Seneca, a first century Stoic, is one of Taleb’s heroes in the book “Antifragile: Things that gain from disorder”. Seneca used to mentally write-off all his possessions before going to bed as if he were to be in a shipwreck. If he still had them when he woke up, it was a bonus.  Seneca was a shipwreck survivor and perhaps he had experienced the fragility of life first-hand. Taleb quotes Seneca, “He is in debt, whether he borrowed from another person or from fortune.”

Thus expectations or desires are also a kind of debt which turns into obligations to be fulfilled. When not fulfilled it feels like a failure. “Oh, I couldn’t buy the car I wanted so badly.” But subtracting expectation debt is not as easy as paying off monetary debt. Expectations can be deep-rooted and subtle. We can’t just subtract the waves on the ocean, can we? So this is what I learned from spiritual teachers like Jiddu Krishnamurti, David Bohm and Eckhart Tolle that I could apply it my context.

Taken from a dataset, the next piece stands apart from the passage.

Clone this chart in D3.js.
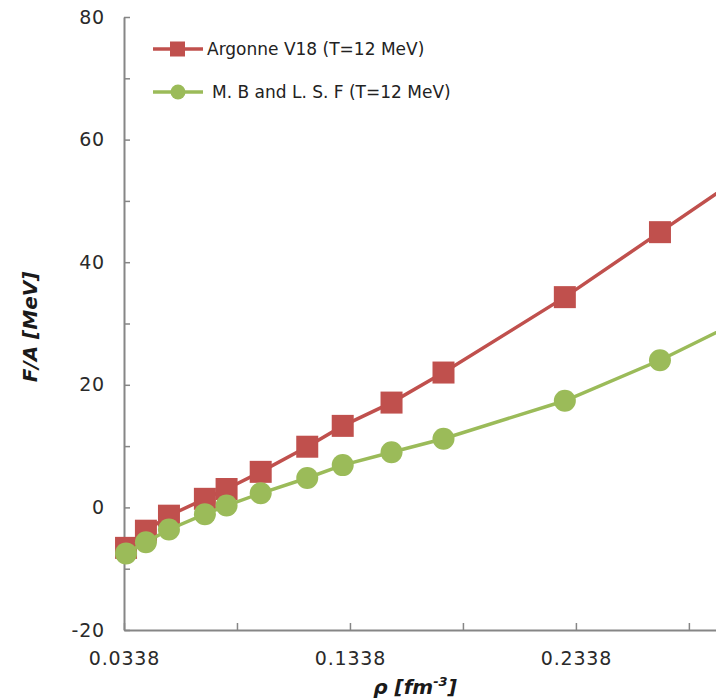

An expectation gets subtracted when it is seen as meaningless. And to see expectations in action one needs to learn to watch the movement of thought while thinking. This movement is subtler than the movement of breath. Moreover, expectation per se is not bad. It is the force behind the expectation turning it into an absolute necessity that makes failing dreadful. Over the years, watching the movement of thought has become a second nature for me. However, thought is a sophisticated process and it is extremely good at creating self-deception. So watching the movement of thought is a lifelong learning process.

Does it mean I have no expectations? No. I do make plans – some short term (course teaching plan) and some long-term (consulting focus for the next few years). Earning a livelihood is still important. However, if things don’t go as per the plan, and they invariably do, it doesn’t surprise me. In fact, I anticipate and watch out for surprising signals, both positive and negative and course correct if necessary. And failing has felt normal and comfortable for the past several years.

To summarize, protecting against downside exposure and subtracting expectations are two ways of learning to fail with comfort. Subtracting expectations needs alertness to watch the movement of thought and recognize the meaninglessness of expectations when they don’t make sense anymore.